From poverty to WWE stardom, Titus O'Neil makes helping kids his greatest accomplishment

Thaddeus Bullard is a peaceful, caring man.

"Every single day that I wake up is an opportunity for me to be [the] light in this world that God gave me an opportunity to be," he said.

But Ballard has a well-known dark side. His alter-ego, WWE Superstar Titus O'Neil was one of the meanest men in wrestling.

Neither of his personalities reveals the difficulties of his childhood. He grew up poor, just outside Tallahassee, with a stack of circumstances against him.
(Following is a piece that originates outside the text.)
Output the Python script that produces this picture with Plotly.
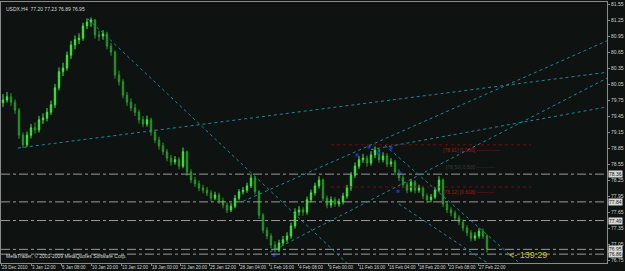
import plotly.graph_objects as go

# ---------------- data ----------------
OPEN = [79.70, 79.75, 79.81, 79.71, 79.56, 79.09, 78.91, 79.09, 79.23, 79.19,
        79.38, 79.41, 79.52, 79.66, 79.98, 80.28, 80.35, 80.59, 80.78, 80.88,
        80.91, 81.14, 81.21, 81.25, 80.97, 80.95, 80.99, 80.76, 80.65, 80.22,
        80.09, 79.84, 79.71, 79.60, 79.52, 79.38, 79.30, 79.38, 79.15, 79.00,
        78.89, 78.78, 78.66, 78.59, 78.63, 78.51, 78.78, 78.40, 78.25, 78.18,
        78.10, 78.06, 78.01, 77.91, 77.97, 77.86, 77.78, 77.69, 77.76, 77.91,
        78.03, 78.06, 78.14, 78.29, 78.03, 77.59, 77.31, 77.20, 77.03, 76.94,
        77.07, 77.13, 77.20, 77.39, 77.65, 77.69, 77.65, 77.88, 78.01, 78.14,
        78.25, 77.91, 77.78, 77.88, 77.80, 77.84, 77.95, 78.10, 78.34, 78.51,
        78.63, 78.66, 78.57, 78.72, 78.81, 78.63, 78.70, 78.55, 78.59, 78.40,
        78.29, 78.16, 78.06, 78.21, 78.06, 78.10, 77.95, 77.88, 77.93, 78.06,
        78.25, 77.80, 77.69, 77.63, 77.54, 77.46, 77.35, 77.26, 77.16, 77.20,
        77.29, 77.20]
HIGH = [79.86, 79.90, 79.88, 79.76, 79.60, 79.14, 79.16, 79.30, 79.33, 79.45,
        79.50, 79.60, 79.74, 80.05, 80.36, 80.45, 80.66, 80.86, 80.96, 81.00,
        81.20, 81.28, 81.30, 81.27, 81.05, 81.06, 81.03, 80.82, 80.68, 80.30,
        80.14, 79.90, 79.78, 79.68, 79.57, 79.45, 79.46, 79.42, 79.20, 79.06,
        78.95, 78.83, 78.72, 78.70, 78.68, 78.86, 78.80, 78.45, 78.31, 78.24,
        78.16, 78.12, 78.06, 78.03, 78.01, 77.92, 77.83, 77.82, 77.97, 78.08,
        78.12, 78.20, 78.36, 78.32, 78.06, 77.63, 77.37, 77.25, 77.10, 77.13,
        77.20, 77.27, 77.45, 77.72, 77.76, 77.74, 77.94, 78.07, 78.20, 78.32,
        78.28, 77.96, 77.94, 77.93, 77.90, 78.01, 78.16, 78.40, 78.58, 78.70,
        78.74, 78.71, 78.79, 78.88, 78.84, 78.77, 78.75, 78.66, 78.63, 78.45,
        78.34, 78.21, 78.27, 78.25, 78.16, 78.14, 78.00, 77.99, 78.12, 78.32,
        78.28, 77.85, 77.74, 77.68, 77.59, 77.51, 77.40, 77.31, 77.27, 77.35,
        77.34, 77.23]
LOW = [79.62, 79.70, 79.64, 79.49, 79.02, 78.85, 78.87, 79.03, 79.12, 79.14,
       79.30, 79.35, 79.47, 79.60, 79.93, 80.20, 80.30, 80.52, 80.70, 80.80,
       80.86, 81.08, 81.12, 80.90, 80.86, 80.88, 80.70, 80.58, 80.15, 80.02,
       79.78, 79.64, 79.54, 79.45, 79.31, 79.24, 79.25, 79.08, 78.94, 78.82,
       78.72, 78.60, 78.52, 78.54, 78.45, 78.47, 78.33, 78.19, 78.12, 78.04,
       78.00, 77.95, 77.85, 77.87, 77.80, 77.72, 77.63, 77.65, 77.72, 77.87,
       77.98, 78.01, 78.10, 77.98, 77.52, 77.25, 77.14, 76.97, 76.89, 76.90,
       77.02, 77.08, 77.15, 77.34, 77.58, 77.58, 77.60, 77.83, 77.96, 78.09,
       77.85, 77.72, 77.73, 77.75, 77.75, 77.79, 77.90, 78.05, 78.29, 78.46,
       78.57, 78.50, 78.52, 78.66, 78.57, 78.58, 78.49, 78.50, 78.34, 78.23,
       78.10, 78.00, 78.02, 78.00, 78.01, 77.89, 77.82, 77.83, 77.89, 78.02,
       77.74, 77.63, 77.57, 77.48, 77.40, 77.29, 77.20, 77.10, 77.11, 77.15,
       77.15, 76.89]
CLOSE = [79.75, 79.81, 79.71, 79.56, 79.09, 78.91, 79.09, 79.23, 79.19, 79.38,
         79.41, 79.52, 79.66, 79.98, 80.28, 80.35, 80.59, 80.78, 80.88, 80.91,
         81.14, 81.21, 81.25, 80.97, 80.95, 80.99, 80.76, 80.65, 80.22, 80.09,
         79.84, 79.71, 79.60, 79.52, 79.38, 79.30, 79.38, 79.15, 79.00, 78.89,
         78.78, 78.66, 78.59, 78.63, 78.51, 78.78, 78.40, 78.25, 78.18, 78.10,
         78.06, 78.01, 77.91, 77.97, 77.86, 77.78, 77.69, 77.76, 77.91, 78.03,
         78.06, 78.14, 78.29, 78.03, 77.59, 77.31, 77.20, 77.03, 76.94, 77.07,
         77.13, 77.20, 77.39, 77.65, 77.69, 77.65, 77.88, 78.01, 78.14, 78.25,
         77.91, 77.78, 77.88, 77.80, 77.84, 77.95, 78.10, 78.34, 78.51, 78.63,
         78.66, 78.57, 78.72, 78.81, 78.63, 78.70, 78.55, 78.59, 78.40, 78.29,
         78.16, 78.06, 78.21, 78.06, 78.10, 77.95, 77.88, 77.93, 78.06, 78.25,
         77.80, 77.69, 77.63, 77.54, 77.46, 77.35, 77.26, 77.16, 77.20, 77.29,
         77.20, 76.95]
BARS = list(range(len(CLOSE)))

TIME_LABELS = ["29 Dec 2010", "3 Jan 12:00", "6 Jan 08:00", "10 Jan 20:00",
               "13 Jan 12:00", "18 Jan 00:00", "21 Jan 20:00", "25 Jan 12:00",
               "28 Jan 04:00", "1 Feb 16:00", "4 Feb 08:00", "9 Feb 00:00",
               "11 Feb 16:00", "16 Feb 04:00", "18 Feb 20:00", "23 Feb 08:00",
               "27 Feb 22:00"]
TIME_BARS = [-0.5, 7.0, 14.5, 22.0, 29.5, 37.0, 44.25, 51.5, 59.0, 66.5,
             73.75, 81.25, 88.75, 96.25, 103.75, 111.25, 118.75]

PRICE_TICKS = [76.75, 77.05, 77.35, 77.65, 77.95, 78.25, 78.55, 78.85,
               79.15, 79.45, 79.75, 80.05, 80.35, 80.65, 80.95, 81.25, 81.55]

H_LEVELS = [78.36, 77.84, 77.49, 76.95, 76.86]

# trend lines: (bar0, price0, bar1, price1)
TRENDLINES = [
    (21.25, 81.27, 86.0, 76.69),
    (3.75, 78.85, 151.0, 80.27),
    (66.75, 76.90, 151.0, 80.16),
    (60.0, 77.85, 151.0, 80.86),
    (92.0, 78.82, 151.0, 79.62),
    (95.5, 78.90, 129.0, 76.70),
    (99.0, 77.80, 121.0, 76.70),
]

# red dotted levels with their captions
RED_LEVELS = [78.91, 78.12]
RED_TEXTS = ["[78.91] [1.000] --------------", "[78.12] [0.618] -----------"]
GREY_LEVEL = 78.50
GREY_TEXT = "[78.50] 0.500 -----------"

MARK_BARS = [88.5, 91.5, 93.75, 97.0, 99.25, 98.75, 67.75]
MARK_PRICES = [78.72, 78.87, 78.76, 78.85, 78.38, 78.04, 76.84]

TIMER_TEXT = "<- 139:29"

# ---------------- figure ----------------
BG = "#0e1210"
FONT = "Liberation Sans"

fig = go.Figure()
fig.add_trace(go.Candlestick(
    x=BARS, open=OPEN, high=HIGH, low=LOW, close=CLOSE,
    increasing=dict(line=dict(color="#3fe63f", width=1), fillcolor="#3fe63f"),
    decreasing=dict(line=dict(color="#2a9a2a", width=1), fillcolor="#17602a"),
    whiskerwidth=0, showlegend=False, hoverinfo="skip",
))
fig.add_trace(go.Scatter(
    x=MARK_BARS, y=MARK_PRICES, mode="markers",
    marker=dict(color="#1a2fd0", size=3, symbol="square"),
    showlegend=False, hoverinfo="skip",
))

shapes = []
for lv in H_LEVELS:
    shapes.append(dict(type="line", xref="paper", x0=0, x1=1, yref="y", y0=lv, y1=lv,
                       line=dict(color="#9a9a9a", width=1, dash="dashdot")))
for lv in RED_LEVELS:
    shapes.append(dict(type="line", xref="x", x0=82, x1=132, yref="y", y0=lv, y1=lv,
                       line=dict(color="#6a1010", width=1, dash="dot")))
for b0, p0, b1, p1 in TRENDLINES:
    shapes.append(dict(type="line", xref="x", yref="y", x0=b0, y0=p0, x1=b1, y1=p1,
                       line=dict(color="#1b8a9a", width=1, dash="dot")))
fig.update_layout(shapes=shapes)

ann = []
for lv in H_LEVELS:
    ann.append(dict(xref="paper", x=1, xanchor="left", xshift=1, yref="y", y=lv,
                    yanchor="middle", text=f"{lv:.2f}", showarrow=False,
                    bgcolor="#d8d8d8", borderpad=0,
                    font=dict(family=FONT, size=5, color="#101010")))
for lv, t in zip(RED_LEVELS, RED_TEXTS):
    ann.append(dict(xref="x", x=109.5, xanchor="left", yref="y", y=lv, yanchor="top",
                    text=t, showarrow=False,
                    font=dict(family=FONT, size=5, color="#a81818")))
ann.append(dict(xref="x", x=110.3, xanchor="left", yref="y", y=GREY_LEVEL, yanchor="middle",
                text=GREY_TEXT, showarrow=False,
                font=dict(family=FONT, size=5, color="#3a3e3c")))
ann.append(dict(xref="paper", x=0, y=1, yref="paper", xanchor="left", yanchor="top",
                xshift=3, yshift=-2, showarrow=False,
                text=f"USDX,H4  {OPEN[-1]:.2f} {HIGH[-1]:.2f} {LOW[-1]:.2f} {CLOSE[-1]:.2f}",
                font=dict(family=FONT, size=5, color="#d8d8d8")))
ann.append(dict(xref="paper", x=0, y=0, yref="paper", xanchor="left", yanchor="bottom",
                xshift=3, yshift=2, showarrow=False,
                text="MetaTrader, © 2001-2009 MetaQuotes Software Corp.",
                font=dict(family=FONT, size=5, color="#d8d8d8")))
ann.append(dict(xref="x", x=BARS[-1] + 5, y=CLOSE[-1] - 0.1, xanchor="left",
                yanchor="middle", showarrow=False, text=TIMER_TEXT,
                font=dict(family=FONT, size=9, color="#c8c410")))
fig.update_layout(annotations=ann)

fig.update_layout(
    width=625, height=271,
    margin=dict(l=1, r=18, t=2, b=8),
    paper_bgcolor=BG, plot_bgcolor=BG,
    boxgap=0.5,
    xaxis=dict(range=[-0.5, 151], showgrid=False, zeroline=False,
               rangeslider=dict(visible=False), automargin=False,
               showline=True, mirror=True, linecolor="#8a8a8a", linewidth=1,
               tickvals=TIME_BARS, ticktext=TIME_LABELS, tickangle=0,
               ticks="outside", ticklen=2, tickcolor="#8a8a8a",
               ticklabelposition="outside right",
               tickfont=dict(family=FONT, size=4.5, color="#d0d0d0")),
    yaxis=dict(range=[76.694, 81.5875], side="right", showgrid=False, zeroline=False,
               automargin=False,
               showline=True, mirror=True, linecolor="#8a8a8a", linewidth=1,
               tickvals=PRICE_TICKS, ticktext=[f"{t:.2f}" for t in PRICE_TICKS],
               ticks="outside", ticklen=2, tickcolor="#8a8a8a",
               tickfont=dict(family=FONT, size=5, color="#d0d0d0")),
)

fig.write_html("out.html")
"I am a product of a rape. My mother was raped at 11, had me at 12 years old. So, a fatherless home on top of being poor, living in government housing, and not being able to do things that other kids could do because we didn't have money to do it," Bullard told FOX 13.

He was a little boy and started spinning out of control. He was sent to the Florida Sheriff's Boys Ranch at just 12 years old.

"I'd been told I'd be dead or in jail by the time I was 16. I got in trouble all the time," he recalled.

But a mentor at the ranch helped him turn around his thinking and his behavior.

"He said, 'Lift your head up, there's no such thing as a bad kid," Bullard remembers. 

He never looked back. Bullard earned a football scholarship to the University of Florida, followed by a career in the WWE.

Despite all that, his biggest transformation may be the most recent.

Sligh Middle Magnet School was once an F-rated school with a graduation rate of around 29%, (compared to about 86% for the entire county).

The Bullard Family Foundation partnered with Hillsborough County Schools and corporate sponsors, spending more than a million dollars to change the culture and look of the school - and the surrounding community.

"I've been involved here for a little bit over four years now, and what we're doing now is just trying to transform the culture, starting with the way the school looks," Bullard said.

They started with new paint, a new gym, and athletic shoes for students.

"We're putting a track out here, building out a prosperity center here that'll help service the adults and the parents. We'll have a culinary space that we're working with Feeding Tampa Bay to start teaching culinary over there. But we'll be able to service 500 to 1,000 families a week with take home meals," Bullard said.

Thaddeus Bullard, aka Titus O'Neil, has overcome odds and obstacles all his life, but he says giving back is his biggest reward.